As I walked through the doorway, the air filled with the sharp citrus scent of spells burning away the impurities on her clothing and skin.
“She will need good food, quiet, rest, clean water, and someone checking on her twice a day.” I settled her body onto the bed’s soft mattress. “Oh, and fresh air, plenty of it,” I declared as I opened the three windows.
“Understood.” My housekeeper regarded me with her hands on her hips. “And where shall you be?”
“With the king.” I glanced toward the bed and checked my patient’s vitals again. “She should be awake by morning.” I tweaked the spells on the hut. “The spells will notify you when she does. I will be back in a day or two, three at the most. Now, where did you see Lippin last?” I took a step toward the door, but Sina blocked the opening, nose and ears twitching.
“And when she is healed?”
“I will return before then.”
She sniffed and eyed me with one crystal-clear, golden eye. This was a sign she was trying to detect whether or not I was being deceptive. Although elves were hypersensitive to lying to the point that as a species we rarely, if ever, lied, we could withhold truth without discomfort. “See that you do. Humans are a hefty commitment, and I don’t want the responsibility of having to keep this one alive.”

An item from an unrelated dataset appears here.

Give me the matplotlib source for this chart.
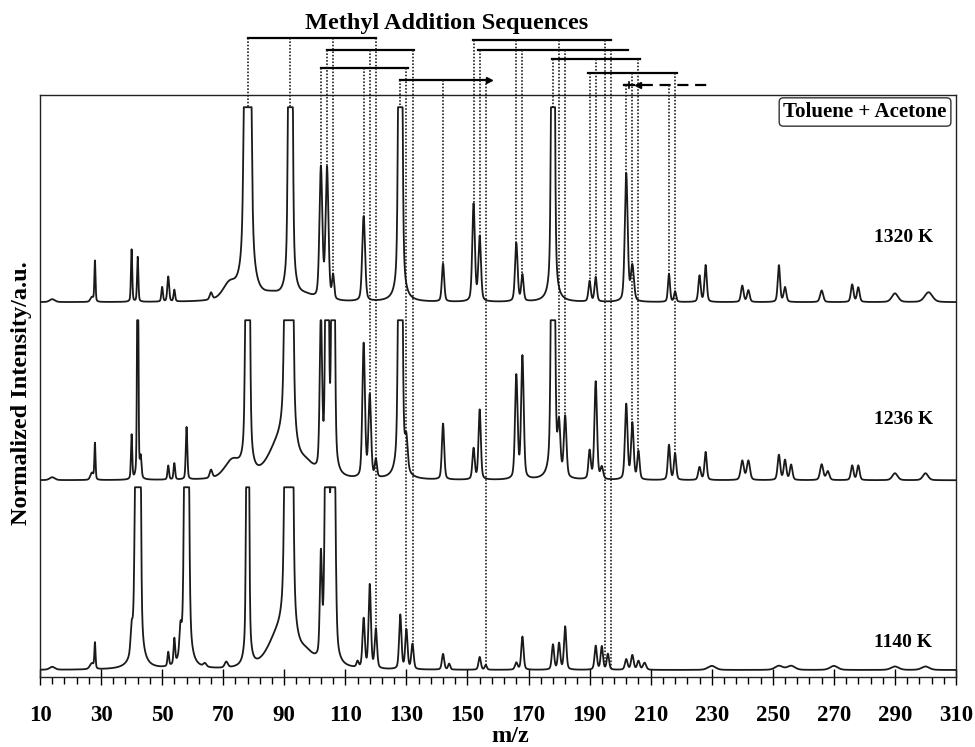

“Understood.” I met her probing gaze. “May I leave now? I need to find Lippin to give him the yaron harvest I collected before I leave for Emrys’ palace.”
“Eat before you go.”
I regarded her with far more patience than I felt. “If you have something prepared in less than a quarter of an hour, I will eat. If not, I won’t eat.”
She wrinkled her nose at me. “Come to the kitchens in an hour. I will prepare something for you to eat on your way.” Stepping back into the garden, she let me pass.
“I knew there was a reason why I keep you on my staff.”
She snorted. “As though anyone else would put up with you.” Then she left in a flurry of legs, skirts, and hair.
I turned the opposite direction and headed toward the first of my wayward assistant’s favorite hiding places—the griffin’s roost.
∞∞∞
Adela
I woke peacefully from the most delightful dream. I imagined someone had come into my dungeon of a chamber, carried me from my bed, and deposited me in a luxuriously soft bed in the most opulent room. Strangely, when I opened my eyes, I realized it must’ve not been completely fantasy considering I lay on the softest surface I had ever experienced and was gazing up at an impossibly white ceiling.
Someone must’ve made a mistake. I was a nobody, an unclean thing. I would only soil the surrounding cleanliness. Sitting up, intent on rectifying the mistake, I was delayed by the swimming sensation in my head.